9. Ayant d’abord relevé qu’aucune clause de neutralité interdisant le port visible de tout signe politique, philosophique ou religieux sur le lieu de travail n’était prévue dans le règlement intérieur de l’entreprise ou dans une note de service soumise aux mêmes dispositions que le règlement intérieur, la cour d’appel en a déduit à bon droit que l’interdiction faite à la salariée de porter un foulard islamique caractérisait l’existence d’une discrimination directement fondée sur les convictions religieuses de l’intéressée.

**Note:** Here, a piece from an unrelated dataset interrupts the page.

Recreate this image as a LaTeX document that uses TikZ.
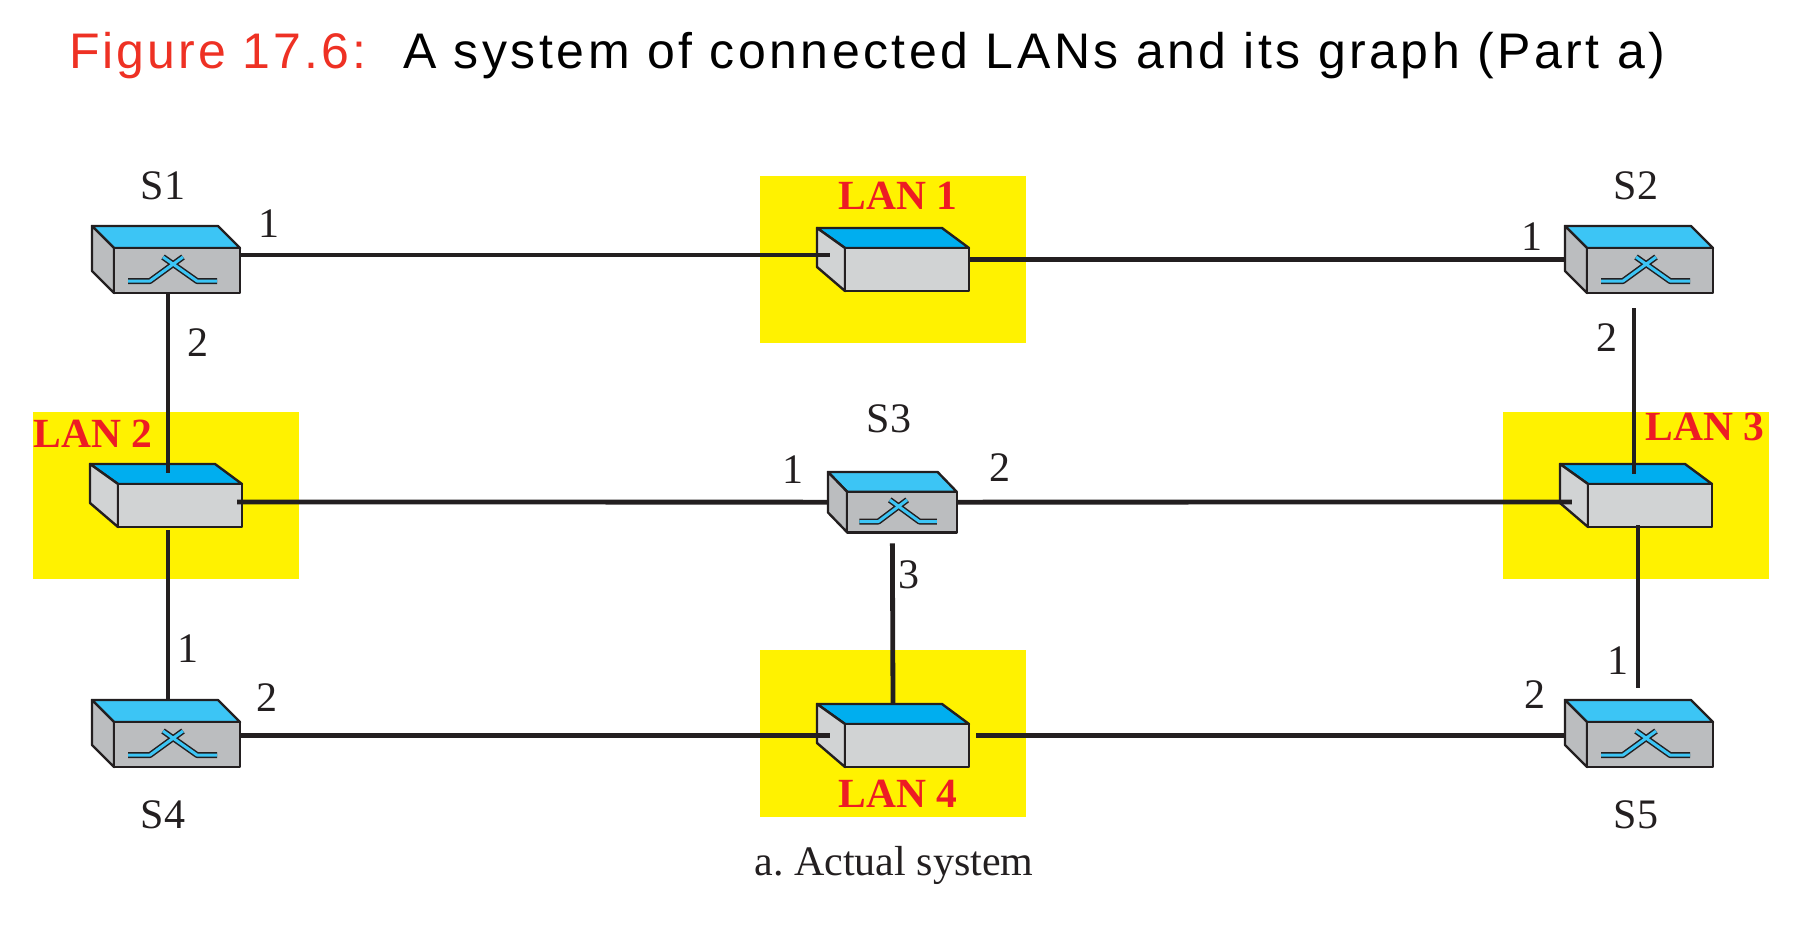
\documentclass[tikz,border=0pt]{standalone}
\usepackage{fontspec}
\setmainfont{Liberation Serif}
\newfontfamily\titlefont[LetterSpace=6]{Liberation Sans}
\newfontfamily\titlefontb[LetterSpace=7]{Liberation Sans}
\definecolor{lanyellow}{HTML}{FFF200}
\definecolor{lanred}{HTML}{ED1C24}
\definecolor{titlered}{HTML}{EE3124}
\definecolor{edgeblack}{HTML}{231F20}
\definecolor{switchtop}{HTML}{3CC5F5}
\definecolor{switchside}{HTML}{BBBDBF}
\definecolor{hubtop}{HTML}{00AEEF}
\definecolor{hubside}{HTML}{D1D3D4}
\tikzset{
		% one box for the whole device, connectors end on it
		switch box/.style={inner sep=0,minimum width=148,minimum height=67,transform shape},
		hub box/.style={inner sep=0,minimum width=152,minimum height=63},
		face/.style={draw=edgeblack,line width=2.4,line join=round},
		link/.style={draw=edgeblack,line width=4.8},
		lan area/.style={fill=lanyellow,inner sep=0},
		lan label/.style={font=\bfseries\fontsize{41.5}{41.5}\selectfont,text=lanred,inner sep=0},
		device label/.style={font=\fontsize{42}{42}\selectfont,text=edgeblack,inner sep=0},
		pics/switch/.style={code={
			\node [switch box] (-box) at (74,33.5) {};
			\draw [face,fill=switchtop] (0,0) -- (126,0) -- (148,22) -- (22,22) -- cycle;
			\draw [face,fill=switchside] (0,0) -- (22,22) -- (22,67) -- (0,45) -- cycle;
			\draw [face,fill=switchside] (22,22) rectangle (148,67);
			\draw [draw=edgeblack,line width=6,line join=round] (36,55) -- (58,55) -- (91,31) (71,31) -- (105,55) -- (125,55);
			\draw [draw=switchtop,line width=3,line join=round] (36,55) -- (58,55) -- (91,31) (71,31) -- (105,55) -- (125,55);
		}},
		pics/hub/.style={code={
			\node [hub box] (-box) at (76,31.5) {};
			\draw [face,fill=hubtop] (0,0) -- (125,0) -- (152,20) -- (28,20) -- cycle;
			\draw [face,fill=hubside] (0,0) -- (28,20) -- (28,63) -- (0,39) -- cycle;
			\draw [face,fill=hubside] (28,20) rectangle (152,63);
		}}
	}
\begin{document}
\frenchspacing
\begin{tikzpicture}[x=1pt,y=-1pt]
		\useasboundingbox (0,0) rectangle (1804,926);
		\node [font=\titlefont\fontsize{50}{50}\selectfont,text=titlered,inner sep=0,anchor=base west] (title-a) at (69,68) {Figure 17.6:};
		\node [font=\titlefontb\fontsize{50}{50}\selectfont,text=black,inner sep=0,anchor=base west] (title-b) at (403,68) {A system of connected LANs and its graph (Part a)};
		% yellow areas
		\foreach \name/\x/\y in {1/760/176,2/33/412,3/1503/412,4/760/650}
			\node [lan area,anchor=north west,minimum width=266,minimum height=167] (area\name) at (\x,\y) {};
		% devices
		\pic (S1) at (92,226) {switch};
		\pic (S2) at (1565,226) {switch};
		\pic [xscale=.87,yscale=.9] (S3) at (828,472) {switch};
		\pic (S4) at (92,700) {switch};
		\pic (S5) at (1565,700) {switch};
		\pic (LAN1) at (817,228) {hub};
		\pic (LAN2) at (90,464) {hub};
		\pic (LAN3) at (1560,464) {hub};
		\pic (LAN4) at (817,704) {hub};
		% connectors
		\draw [link] ([yshift=4.5]S1-box.east) -- ([xshift=13,yshift=4.5]LAN1-box.west);
		\draw [link] (LAN1-box.east) -- (S2-box.west);
		\draw [link] ([xshift=2]S1-box.south) -- ([xshift=2,yshift=-9]LAN2-box.north);
		\draw [link] ([xshift=-5,yshift=-6.5]LAN2-box.east) -- (S3-box.west);
		\draw [link] (S3-box.east) -- ([xshift=12,yshift=-6.5]LAN3-box.west);
		\draw [link] ([yshift=-11]S3-box.south) -- ([yshift=-1]LAN4-box.north);
		\draw [link] ([xshift=2,yshift=-3]LAN2-box.south) -- ([xshift=2]S4-box.north);
		\draw [link] ([xshift=-5,yshift=-15]S2-box.south) -- ([xshift=-2,yshift=-10]LAN3-box.north);
		\draw [link] ([xshift=2,yshift=2]LAN3-box.south) -- ([xshift=-1,yshift=12]S5-box.north);
		\draw [link] ([yshift=-2]S4-box.east) -- ([xshift=13]LAN4-box.west);
		\draw [link] ([xshift=7]LAN4-box.east) -- ([yshift=-2]S5-box.west);
		% labels
		\foreach \name/\x/\y in {1/898/196,2/93/434,3/1705/427,4/898/794}
			\node [lan label] (lan-text\name) at (\x,\y) {LAN \name};
		\foreach \name/\x/\y/\txt in {a/163/186/S1,b/1636/186/S2,c/889/419/S3,d/163/815/S4,e/1636/815/S5,
			f/269/224/1,g/198/343/2,h/1532/237/1,i/1607/338/2,j/793/470/1,k/1000/468/2,l/909/575/3,
			m/267/698/2,n/188/649/1,o/1535/695/2,p/1618/661/1}
			\node [device label] (port-\name) at (\x,\y) {\txt};
		\node [device label] (caption) at (894,865) {a. Actual system};
	\end{tikzpicture}
\end{document}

10. Après avoir relevé ensuite, appréciant souverainement les éléments de fait et de preuve qui lui étaient soumis, que la justification de l’employeur était explicitement placée sur le terrain de l’image de l’entreprise au regard de l’atteinte à sa politique commerciale, laquelle serait selon lui susceptible d’être contrariée au préjudice de l’entreprise par le port du foulard islamique par l’une de ses vendeuses, la cour d’appel a exactement retenu que l’attente alléguée des clients sur l’apparence physique des vendeuses d’un commerce de détail d’habillement ne saurait constituer une exigence professionnelle essentielle et déterminante, au sens de l’article 4 § 1 de la directive n° 2000/78/CE du Conseil du 27 novembre 2000, tel qu’interprété par la Cour de justice de l’Union européenne.

11. La cour d’appel en a déduit à bon droit que le licenciement de la salariée, prononcé au motif du refus de celle-ci de retirer son foulard islamique lorsqu’elle était en contact avec la clientèle, qui était discriminatoire, devait être annulé.

12. Le moyen n’est donc pas fondé.

13. En l’absence de doute raisonnable quant à l’interprétation des dispositions du droit de l’Union en cause, il n’y a pas lieu de saisir la Cour de justice de l’Union européenne de la question préjudicielle soumise par la société Camaïeu international.